Right, so I am a news junkie, I will admit. So, I check the news a lot and globally as well. So I kind of a little ritual, I have a list of bookmarks on my phone. So I'll do BBC News, I'll do PoliticsHome, I'll do CNN, I'll do New York Times, Washington Post. And, I'll get a, "That's a bit transatlantic." But I mean, I'm not checking trying a daily or something everyday. But, at least those I'm checking multiple times a day.

And my other one is, I suppose, for the tech gossip, really. And the startup space as well, which I find fascinating as though I really interesting into play, as I said before, between the product space and the organization space, and the startup space really encapsulates that. And, so I love hacker news, it's just a place to get lots of links. Very diverse, interesting topics of generally people of interest to people in the technology space, and in the startup world in particular. Whether it's a bit of politics, is a bit of society and everything else in there. So, I do look at those a lot.

After that, I suppose it's probably Spotify. I love music. Like you, I play the piano, I listen to all sorts of styles. I grew up on classical music, I got into modern popular music in my teens. Really hardly exposed to it until my teens, and then I got into jazz.

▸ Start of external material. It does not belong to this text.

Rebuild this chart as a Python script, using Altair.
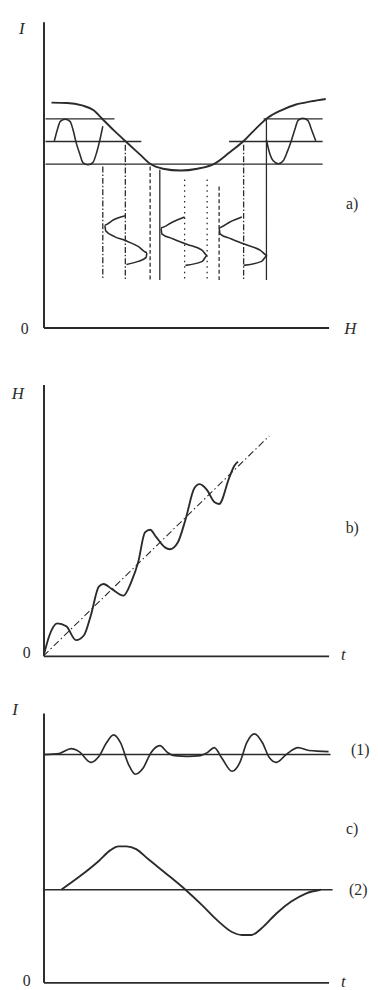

When I finally got on the Spotify, I kind of just sort of binged out on the '70s. Some great music in the '70s of all different kinds of genres, jazz and fusion, and rock and soul, and R&B and all that. So a lot of time listening to music, yeah big Spotify user.


Jean:

All right, so I must admit I didn't expect it to be so balanced. I absolutely loved it. I thank you very much.


Mike Burros:

Thank you, it was a pleasure talking to you.